What I’ll admit might be a utopian vision is to extend the concept of HAL into areas beyond Product, such as Marketing localization, Support localization and so on. If you work at a company that is already doing most of these things in ways that are highly agile, continuous and digital, I do believe high-availability localization is possible, but won’t be easy.

Many companies are already trying to achieve this vision with machine translation, but that’s just not enough. No matter how good machine translation quality becomes, humans remain in the loop for certain types of content, at some point in the process. What might happen is that machine translation becomes the “T” step in the classic old “translate-edit-proof” or “TEP” workflow that used to dominate the localization industry, that perhaps “E” is performed by what today we refer to as human translators, and that “P” is perhaps left to user communities to report “bugs” and issues that can later be fixed if needed.

What will distinguish the truly High-Availability Localization systems from those that report lots of “downtime” will be the degree to which workflows are automated, including their many steps and variations, including leveraging the best that humans and technology have to offer.

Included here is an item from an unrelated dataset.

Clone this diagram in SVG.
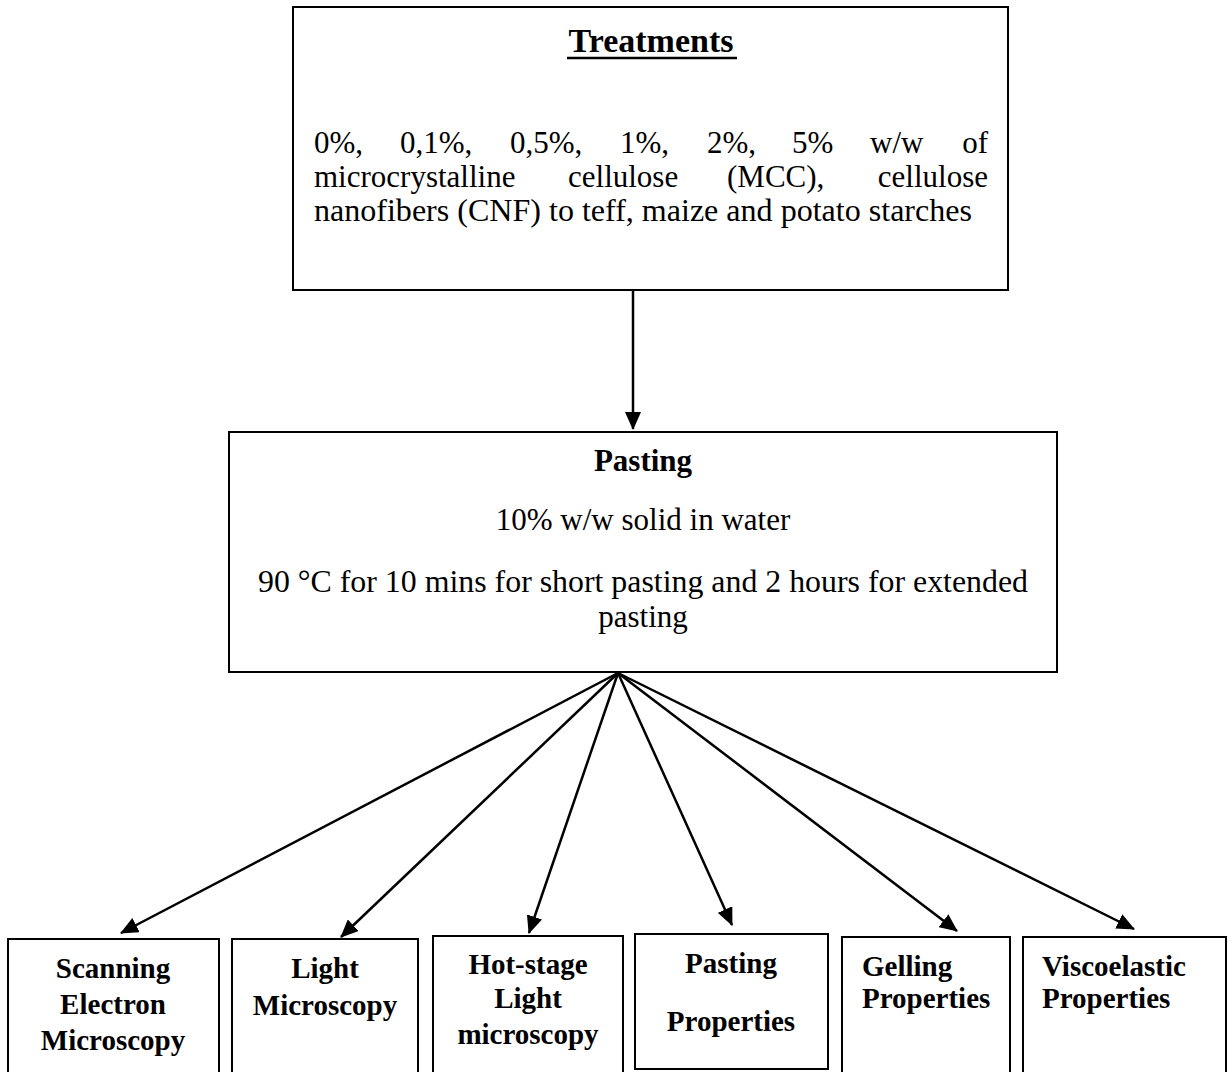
<svg xmlns="http://www.w3.org/2000/svg" width="1228" height="1072" viewBox="0 0 1228 1072">
<style>
.box{fill:#fff;stroke:#000;stroke-width:2}
.t{font-family:"Liberation Serif","Times New Roman",serif;fill:#000}
.r{font-size:31px}
.b{font-size:29px;font-weight:bold}
.c{text-anchor:middle}
.con{stroke:#000;stroke-width:2.5;fill:none}
</style>
<defs>
<marker id="ah" markerUnits="userSpaceOnUse" markerWidth="18" markerHeight="16" viewBox="0 0 18 16" refX="17" refY="8" orient="auto">
<path d="M0,0 L18,8 L0,16 Z" fill="#000"/>
</marker>
</defs>
<rect width="1228" height="1072" fill="#fff"/>
<g id="connectors">
<line class="con" x1="633" y1="290" x2="633" y2="429" marker-end="url(#ah)"/>
<line class="con" x1="618" y1="673" x2="121" y2="933" marker-end="url(#ah)"/>
<line class="con" x1="618" y1="673" x2="341" y2="937" marker-end="url(#ah)"/>
<line class="con" x1="618" y1="673" x2="529" y2="933" marker-end="url(#ah)"/>
<line class="con" x1="618" y1="673" x2="732" y2="925" marker-end="url(#ah)"/>
<line class="con" x1="618" y1="673" x2="957" y2="931" marker-end="url(#ah)"/>
<line class="con" x1="618" y1="673" x2="1134" y2="929" marker-end="url(#ah)"/>
</g>
<g id="treatments">
<rect class="box" x="293" y="7" width="715" height="283"/>
<text class="t c" x="651" y="52" font-size="34" font-weight="bold">Treatments</text>
<line x1="567" y1="58" x2="737" y2="58" stroke="#000" stroke-width="2.5"/>
<text class="t r"><tspan x="314" y="153">0%,</tspan><tspan x="400" y="153">0,1%,</tspan><tspan x="510" y="153">0,5%,</tspan><tspan x="620" y="153">1%,</tspan><tspan x="707" y="153">2%,</tspan><tspan x="792" y="153">5%</tspan><tspan x="870" y="153">w/w</tspan><tspan x="988" y="153" text-anchor="end">of</tspan></text>
<text class="t r"><tspan x="314" y="187">microcrystalline</tspan><tspan x="568" y="187">cellulose</tspan><tspan x="727" y="187">(MCC),</tspan><tspan x="988" y="187" text-anchor="end">cellulose</tspan></text>
<text class="t r" x="314" y="221" textLength="658" lengthAdjust="spacingAndGlyphs">nanofibers (CNF) to teff, maize and potato starches</text>
</g>
<g id="pasting">
<rect class="box" x="229" y="432" width="828" height="240"/>
<text class="t c" x="643" y="471" font-size="31" font-weight="bold">Pasting</text>
<text class="t r c" x="643" y="530">10% w/w solid in water</text>
<text class="t r c" x="643" y="592" textLength="770" lengthAdjust="spacingAndGlyphs">90 °C for 10 mins for short pasting and 2 hours for extended</text>
<text class="t r c" x="643" y="627">pasting</text>
</g>
<g id="sem">
<rect class="box" x="8" y="939" width="211" height="150"/>
<text class="t b c" x="113" y="978">Scanning</text>
<text class="t b c" x="113" y="1014">Electron</text>
<text class="t b c" x="113" y="1050">Microscopy</text>
</g>
<g id="light">
<rect class="box" x="232" y="939" width="186" height="150"/>
<text class="t b c" x="325" y="978">Light</text>
<text class="t b c" x="325" y="1015">Microscopy</text>
</g>
<g id="hotstage">
<rect class="box" x="433" y="936" width="190" height="150"/>
<text class="t b c" x="528" y="974">Hot-stage</text>
<text class="t b c" x="528" y="1008">Light</text>
<text class="t b c" x="528" y="1044">microscopy</text>
</g>
<g id="pastingprops">
<rect class="box" x="635" y="934" width="193" height="135"/>
<text class="t b c" x="731" y="973">Pasting</text>
<text class="t b c" x="731" y="1031">Properties</text>
</g>
<g id="gelling">
<rect class="box" x="842" y="937" width="168" height="150"/>
<text class="t b" x="862" y="976">Gelling</text>
<text class="t b" x="862" y="1008">Properties</text>
</g>
<g id="viscoelastic">
<rect class="box" x="1023" y="937" width="203" height="150"/>
<text class="t b" x="1042" y="976">Viscoelastic</text>
<text class="t b" x="1042" y="1008">Properties</text>
</g>
</svg>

Can HAL be a competitive advantage for a software company? Absolutely. Just as time to deployment is a competitive advantage, the time to localized delivery is too. More and more, I believe that this competitive advantage for the world’s best software companies won’t just be about deploying continually, but ensuring that all of the processes that stem from there to communicate with customers and end users — selling, marketing, training, enabling, onboarding — will need to be continuous too.

In tech companies, localization has a major role to play in ensuring that as fast as communication can happen with customers and users in any language, it can happen in all languages. The industry is a good bit away from achieving that vision, but it’s only a matter of time until we get there.